A 10-year-old child in primary school in 2015 will be 45-years-old in 2050. A child born in 2015 will be 35-years-old in 2050.  

A 20-year-old university student this year will be 55-years-old by the year 2050.  

A 40-year-old current leader (bureaucratic or political) will be 76 -years-old.  

On the other hand, many of the current leaders (bureaucratic or political) may not be alive in 35 years.  

And that is the reason why the current cohort of students in both the public and private school systems, including universities and colleges, must be given opportunities to learn about PNG Vision 2050.  

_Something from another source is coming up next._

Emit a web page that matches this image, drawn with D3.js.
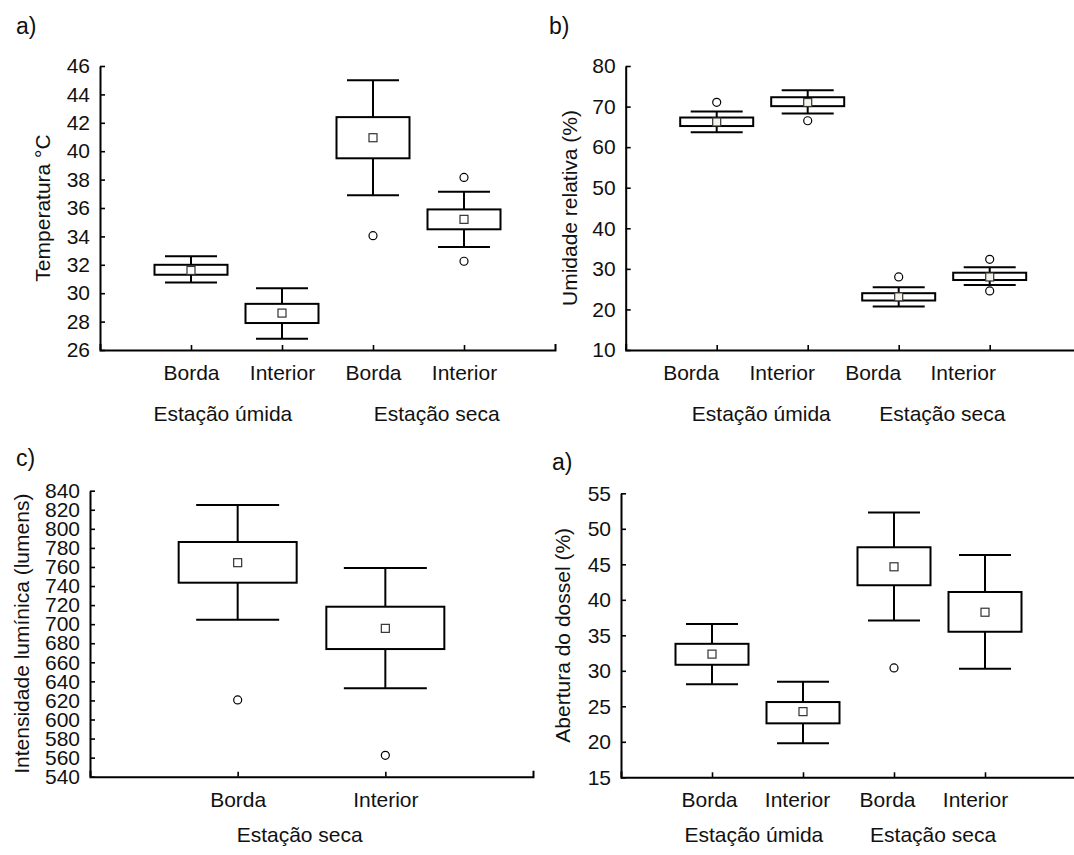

The current generation of students will be the ones who will occupy leadership and decision-making roles in the next 35 years to run this country in business, politics, bureaucracy, and till the land as farmers and harvest the sea as fishermen/women.  

The current students must be inspired and their curiosity invoked to eventually make their contributions toward PNG Vision 2050 when they are tasked to do so.